▶ _Information provided_:
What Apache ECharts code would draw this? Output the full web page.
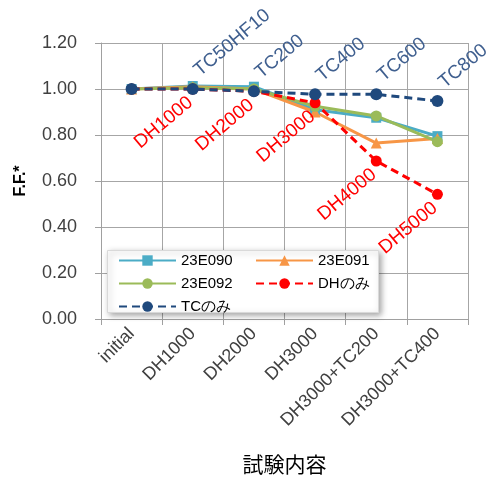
<!DOCTYPE html>
<html>
<head>
<meta charset="utf-8">
<script src="https://cdn.jsdelivr.net/npm/echarts@6/dist/echarts.min.js"></script>
<style>
html,body{margin:0;padding:0;background:#fff;}
#chart{width:494px;height:481px;}
</style>
</head>
<body>
<div id="chart"></div>
<script>
const categories = ['initial', 'DH1000', 'DH2000', 'DH3000', 'DH3000+TC200', 'DH3000+TC400'];
const s23E090 = [1.00, 1.013, 1.01, 0.91, 0.875, 0.795];
const s23E091 = [1.00, 1.01, 1.00, 0.90, 0.765, 0.785];
const s23E092 = [1.00, 1.005, 1.00, 0.925, 0.883, 0.771];
const dhOnly = [1.00, 1.00, 0.99, 0.94, 0.687, 0.542];
const tcOnly = [1.00, 1.00, 0.99, 0.977, 0.977, 0.948];
const dhLabels = ['', 'DH1000', 'DH2000', 'DH3000', 'DH4000', 'DH5000'];
const tcLabels = ['', 'TC50HF10', 'TC200', 'TC400', 'TC600', 'TC800'];

const FONT = 'Liberation Sans';
const chart = echarts.init(document.getElementById('chart'), null, {renderer: 'canvas'});

chart.setOption({
  animation: false,
  backgroundColor: '#fff',
  textStyle: {fontFamily: FONT},
  grid: {left: 101, right: 26, top: 43, bottom: 162, containLabel: false},
  graphic: [{
    type: 'rect', z: 5,
    shape: {x: 107.5, y: 250.5, width: 271, height: 62},
    style: {fill: '#fff', stroke: '#D9D9D9', lineWidth: 1,
      shadowBlur: 6, shadowColor: 'rgba(0,0,0,0.35)', shadowOffsetX: 2, shadowOffsetY: 2}
  }],
  legend: {
    z: 6,
    left: 118, top: 253, width: 270, padding: 0,
    itemWidth: 57, itemHeight: 13, itemGap: 8,
    textStyle: {fontFamily: FONT, fontSize: 15, color: '#000', width: 66, lineHeight: 13},
    data: ['23E090', '23E091', '23E092', 'DHのみ', 'TCのみ']
  },
  xAxis: {
    type: 'category',
    data: categories,
    boundaryGap: true,
    name: '試験内容',
    nameLocation: 'middle',
    nameGap: 135,
    nameTextStyle: {fontFamily: 'Noto Sans CJK JP', fontSize: 21, color: '#000'},
    axisLine: {lineStyle: {color: '#A0A0A0', width: 1}},
    axisTick: {show: true, length: 6, alignWithLabel: false, lineStyle: {color: '#A0A0A0'}},
    splitLine: {show: true, lineStyle: {color: '#A6A6A6', width: 1}},
    axisLabel: {rotate: 45, fontFamily: FONT, fontSize: 18, color: '#404040', margin: 12, interval: 0}
  },
  yAxis: {
    type: 'value',
    min: 0, max: 1.2, interval: 0.2,
    name: 'F.F.*',
    nameLocation: 'middle',
    nameGap: 72,
    nameTextStyle: {fontFamily: FONT, fontSize: 16, fontWeight: 'bold', color: '#000'},
    axisLine: {show: true, lineStyle: {color: '#A0A0A0', width: 1}},
    axisTick: {show: true, length: 6, lineStyle: {color: '#A0A0A0'}},
    splitLine: {show: true, lineStyle: {color: '#A6A6A6', width: 1}},
    axisLabel: {fontFamily: FONT, fontSize: 18, color: '#404040', margin: 24,
      formatter: v => v.toFixed(2)}
  },
  series: [
    {name: '23E090', type: 'line', data: s23E090, symbol: 'rect', symbolSize: 10,
      lineStyle: {width: 3, color: '#4BACC6'}, itemStyle: {color: '#4BACC6'}},
    {name: '23E091', type: 'line', data: s23E091, symbol: 'triangle', symbolSize: 11,
      lineStyle: {width: 3, color: '#F79646'}, itemStyle: {color: '#F79646'}},
    {name: '23E092', type: 'line', data: s23E092, symbol: 'circle', symbolSize: 11,
      lineStyle: {width: 3, color: '#9BBB59'}, itemStyle: {color: '#9BBB59'}},
    {name: 'DHのみ', type: 'line', data: dhOnly, symbol: 'circle', symbolSize: 11,
      lineStyle: {width: 3, color: '#FF0000', type: [8, 5]}, itemStyle: {color: '#FF0000'},
      label: {show: true, position: [-3, 9.5], rotate: 40, align: 'right', verticalAlign: 'top',
        fontFamily: FONT, fontSize: 19, color: '#FF0000',
        formatter: p => dhLabels[p.dataIndex]}},
    {name: 'TCのみ', type: 'line', data: tcOnly, symbol: 'circle', symbolSize: 12,
      lineStyle: {width: 3, color: '#1F497D', type: [8, 5]}, itemStyle: {color: '#1F497D'},
      label: {show: true, position: [16, -3], rotate: 40, align: 'left', verticalAlign: 'bottom',
        fontFamily: FONT, fontSize: 19, color: '#3F5F8F',
        formatter: p => tcLabels[p.dataIndex]}}
  ]
});
</script>
</body>
</html>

▶ _Set problem_: Write the lines above out again exactly, without any of their pictures.

▶ _Task result_:
What Apache ECharts code would draw this? Output the full web page.
<!DOCTYPE html>
<html>
<head>
<meta charset="utf-8">
<script src="https://cdn.jsdelivr.net/npm/echarts@6/dist/echarts.min.js"></script>
<style>
html,body{margin:0;padding:0;background:#fff;}
#chart{width:494px;height:481px;}
</style>
</head>
<body>
<div id="chart"></div>
<script>
const categories = ['initial', 'DH1000', 'DH2000', 'DH3000', 'DH3000+TC200', 'DH3000+TC400'];
const s23E090 = [1.00, 1.013, 1.01, 0.91, 0.875, 0.795];
const s23E091 = [1.00, 1.01, 1.00, 0.90, 0.765, 0.785];
const s23E092 = [1.00, 1.005, 1.00, 0.925, 0.883, 0.771];
const dhOnly = [1.00, 1.00, 0.99, 0.94, 0.687, 0.542];
const tcOnly = [1.00, 1.00, 0.99, 0.977, 0.977, 0.948];
const dhLabels = ['', 'DH1000', 'DH2000', 'DH3000', 'DH4000', 'DH5000'];
const tcLabels = ['', 'TC50HF10', 'TC200', 'TC400', 'TC600', 'TC800'];

const FONT = 'Liberation Sans';
const chart = echarts.init(document.getElementById('chart'), null, {renderer: 'canvas'});

chart.setOption({
  animation: false,
  backgroundColor: '#fff',
  textStyle: {fontFamily: FONT},
  grid: {left: 101, right: 26, top: 43, bottom: 162, containLabel: false},
  graphic: [{
    type: 'rect', z: 5,
    shape: {x: 107.5, y: 250.5, width: 271, height: 62},
    style: {fill: '#fff', stroke: '#D9D9D9', lineWidth: 1,
      shadowBlur: 6, shadowColor: 'rgba(0,0,0,0.35)', shadowOffsetX: 2, shadowOffsetY: 2}
  }],
  legend: {
    z: 6,
    left: 118, top: 253, width: 270, padding: 0,
    itemWidth: 57, itemHeight: 13, itemGap: 8,
    textStyle: {fontFamily: FONT, fontSize: 15, color: '#000', width: 66, lineHeight: 13},
    data: ['23E090', '23E091', '23E092', 'DHのみ', 'TCのみ']
  },
  xAxis: {
    type: 'category',
    data: categories,
    boundaryGap: true,
    name: '試験内容',
    nameLocation: 'middle',
    nameGap: 135,
    nameTextStyle: {fontFamily: 'Noto Sans CJK JP', fontSize: 21, color: '#000'},
    axisLine: {lineStyle: {color: '#A0A0A0', width: 1}},
    axisTick: {show: true, length: 6, alignWithLabel: false, lineStyle: {color: '#A0A0A0'}},
    splitLine: {show: true, lineStyle: {color: '#A6A6A6', width: 1}},
    axisLabel: {rotate: 45, fontFamily: FONT, fontSize: 18, color: '#404040', margin: 12, interval: 0}
  },
  yAxis: {
    type: 'value',
    min: 0, max: 1.2, interval: 0.2,
    name: 'F.F.*',
    nameLocation: 'middle',
    nameGap: 72,
    nameTextStyle: {fontFamily: FONT, fontSize: 16, fontWeight: 'bold', color: '#000'},
    axisLine: {show: true, lineStyle: {color: '#A0A0A0', width: 1}},
    axisTick: {show: true, length: 6, lineStyle: {color: '#A0A0A0'}},
    splitLine: {show: true, lineStyle: {color: '#A6A6A6', width: 1}},
    axisLabel: {fontFamily: FONT, fontSize: 18, color: '#404040', margin: 24,
      formatter: v => v.toFixed(2)}
  },
  series: [
    {name: '23E090', type: 'line', data: s23E090, symbol: 'rect', symbolSize: 10,
      lineStyle: {width: 3, color: '#4BACC6'}, itemStyle: {color: '#4BACC6'}},
    {name: '23E091', type: 'line', data: s23E091, symbol: 'triangle', symbolSize: 11,
      lineStyle: {width: 3, color: '#F79646'}, itemStyle: {color: '#F79646'}},
    {name: '23E092', type: 'line', data: s23E092, symbol: 'circle', symbolSize: 11,
      lineStyle: {width: 3, color: '#9BBB59'}, itemStyle: {color: '#9BBB59'}},
    {name: 'DHのみ', type: 'line', data: dhOnly, symbol: 'circle', symbolSize: 11,
      lineStyle: {width: 3, color: '#FF0000', type: [8, 5]}, itemStyle: {color: '#FF0000'},
      label: {show: true, position: [-3, 9.5], rotate: 40, align: 'right', verticalAlign: 'top',
        fontFamily: FONT, fontSize: 19, color: '#FF0000',
        formatter: p => dhLabels[p.dataIndex]}},
    {name: 'TCのみ', type: 'line', data: tcOnly, symbol: 'circle', symbolSize: 12,
      lineStyle: {width: 3, color: '#1F497D', type: [8, 5]}, itemStyle: {color: '#1F497D'},
      label: {show: true, position: [16, -3], rotate: 40, align: 'left', verticalAlign: 'bottom',
        fontFamily: FONT, fontSize: 19, color: '#3F5F8F',
        formatter: p => tcLabels[p.dataIndex]}}
  ]
});
</script>
</body>
</html>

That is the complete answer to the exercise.